Ethereum touched just shy $2.4k yesterday, making a two-week high. It also closed three consecutive daily green candles against Bitcoin, taking ETHBTC to 0.066782 at the time of writing. Some analysts attribute this strength to the up-and-coming London upgrade.
The Rinkeby testnet rollout is anticipated this coming Wednesday. However, the mainnet launch depends on the success of Rinkeby, with no firm date available until that has been determined.
The London hard fork puts the spotlight firmly back on the alts, with some seeing it as pivotal in Ethereum leading the alt charge against Bitcoin.
What is the Ethereum London hard fork?
The two main upgrades via the London hard fork relate to changes to the network’s transaction fee model and changes to the difficulty time bomb.
EIP-1559: Fee market change is the most significant element. It includes a new deflationary mechanism that will burn the base fee leading to greater scarcity and adding to the long-term viability of the Ethereum network.
Currently, users enter a bid to pay for their gas fees. This incentivizes miners to prioritize transactions based on the fee added. Under EIP-1559, each block will have a fixed, associated fee instead, making a more predictable and fairer mining mechanism.
With one eye on ETH 2.0 and moving from proof-of-work to proof-of-stake, EIP-3228 will implement a difficult time bomb. Meaning, over time, blocks will become increasingly difficult to mine, making the process gradually more unprofitable.

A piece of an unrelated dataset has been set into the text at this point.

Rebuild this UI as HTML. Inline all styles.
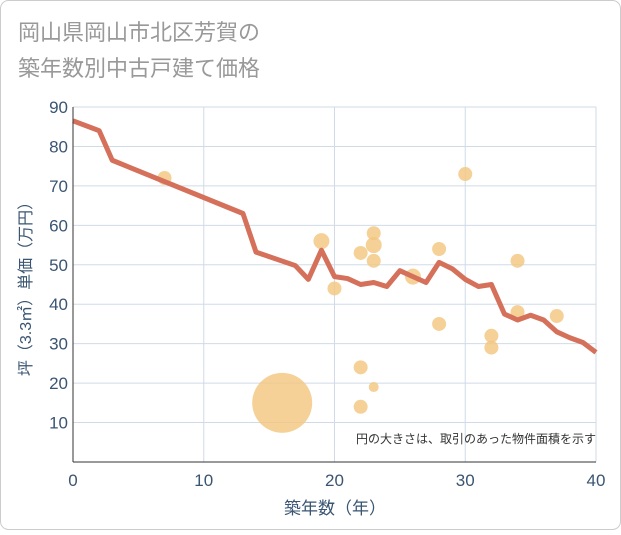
<!DOCTYPE html>
<html><head><meta charset="utf-8"><style>
body{margin:0;background:#fff;}
svg text{font-family:"Liberation Sans","Noto Sans CJK JP",sans-serif;}
</style></head><body>
<svg width="621" height="530" xmlns="http://www.w3.org/2000/svg">
<rect x="0.5" y="0.5" width="620" height="529" rx="8" fill="#fff" stroke="#ccc"/>
<text x="18" y="40" font-size="22" fill="#999">岡山県岡山市北区芳賀の</text>
<text x="18" y="76" font-size="22" fill="#999">築年数別中古戸建て価格</text>
<g id="grid"></g>
<g id="bubbles"></g>
<g id="line"></g>
<g id="axes"></g>
<text x="596" y="443" font-size="12" fill="#333" text-anchor="end">円の大きさは、取引のあった物件面積を示す</text>
<text x="335" y="514" font-size="17" fill="#3a5572" text-anchor="middle">築年数（年）</text>
<text transform="translate(31,285) rotate(-90)" font-size="16" fill="#3a5572" text-anchor="middle">坪（3.3㎡）単価（万円）</text>
</svg>
<script>
const xTicks=[0,10,20,30,40];
const yTicks=[10,20,30,40,50,60,70,80,90];
const lineAges=[0,2,3,13,14,17,18,19,20,21,22,23,24,25,26,27,28,29,30,31,32,33,34,35,36,37,38,39,40];
const lineVals=[86.5,84,76.5,63,53.2,49.8,46.3,53.7,47,46.5,45,45.5,44.5,48.5,47,45.5,50.6,49,46.3,44.5,45,37.5,36,37.2,36,33,31.5,30.3,27.8];
const bubAges=[16,7,19,20,22,22,22,23,23,23,23,26,28,28,30,32,32,34,34,37];
const bubVals=[15,72,56,44,53,24,14,58,55,51,19,47,54,35,73,32,29,51,38,37];
const bubSizes=[30,7,8,7,7,7,7,7,8,7,5,8,7,7,7,7,7,7,7,7];
const X0=73,X1=596,Y0=462,Y90=107;
const xs=v=>X0+(X1-X0)*v/40;
const ys=v=>Y0-(Y0-Y90)*v/90;
const NS="http://www.w3.org/2000/svg";
function mk(t,a,p){const e=document.createElementNS(NS,t);for(const k in a)e.setAttribute(k,a[k]);p.appendChild(e);return e;}
const g=document.getElementById('grid'),ax=document.getElementById('axes');
for(const v of xTicks){
 const l=mk('line',{x1:xs(v),x2:xs(v),y1:Y90,y2:Y0,stroke:'#d0dbe8'},g);
 
 
 const t=mk('text',{x:xs(v),y:Y0+24,'font-size':17,fill:'#3a5572','text-anchor':'middle'},ax);
 t.textContent=v;
 
 
}
for(const v of yTicks){
 const l=mk('line',{x1:X0,x2:X1,y1:ys(v),y2:ys(v),stroke:'#d0dbe8'},g);
 
 
 const t=mk('text',{x:X0-5,y:ys(v)+6,'font-size':17,fill:'#3a5572','text-anchor':'end'},ax);
 t.textContent=v;
 
 
}
const a1=mk('line',{x1:X0,x2:X0,y1:Y90,y2:Y0,stroke:'#333'},ax);


const a2=mk('line',{x1:X0,x2:X1,y1:Y0,y2:Y0,stroke:'#333'},ax);


const b=document.getElementById('bubbles');
bubAges.forEach((a,i)=>{
 const c=mk('circle',{cx:xs(a),cy:ys(bubVals[i]),r:bubSizes[i],fill:'#f3c57e','fill-opacity':0.8},b);
 
 
});
const pts=lineAges.map((a,i)=>xs(a)+','+ys(lineVals[i])).join(' ');
const pl=mk('polyline',{points:pts,fill:'none',stroke:'#d5705a','stroke-width':5,'stroke-linejoin':'round'},document.getElementById('line'));


</script>
</body></html>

There will come a time, estimated at Q2 2022, when mining becomes so unprofitable that miners will have no choice but to cease mining on Ethereum 1.0.
The London hard fork will delay the start of EIP-3228, under EIP-3554, to take effect in December 2021.
London hard fork generating investor confidence in alts
Ethereum developers Consensys recently reported more than 170,000 validators had staked over 5.4 million ETH on the Beacon Chain.
Justin d’Anethan, the Head of Exchange Sales at Eqonex, said this bodes well and demonstrates investor confidence returning to the altcoins. d’Anethan expects greater inflows into altcoins as a result, and not just into Ethereum.
“While BTC is rising and feeling stronger, traders are more interested in alts, which tend to be more volatile but so generate higher returns when things feel well supported and headed higher.
So what we’re seeing is crypto investors gaining confidence and re-entering altcoins, including — but not limited to — ETH.”
Up until the recent crypto crash, Bitcoin dominance was at a 38-month low. But as the market-wide sell-off ensued, some choose to park their capital in Bitcoin, leading to a spike in dominance.
Late June has seen Bitcoin dominance begin rounding downwards, lending support to d’Anethan’s comment. Expect a revival in altcoins if this pattern continues to play out.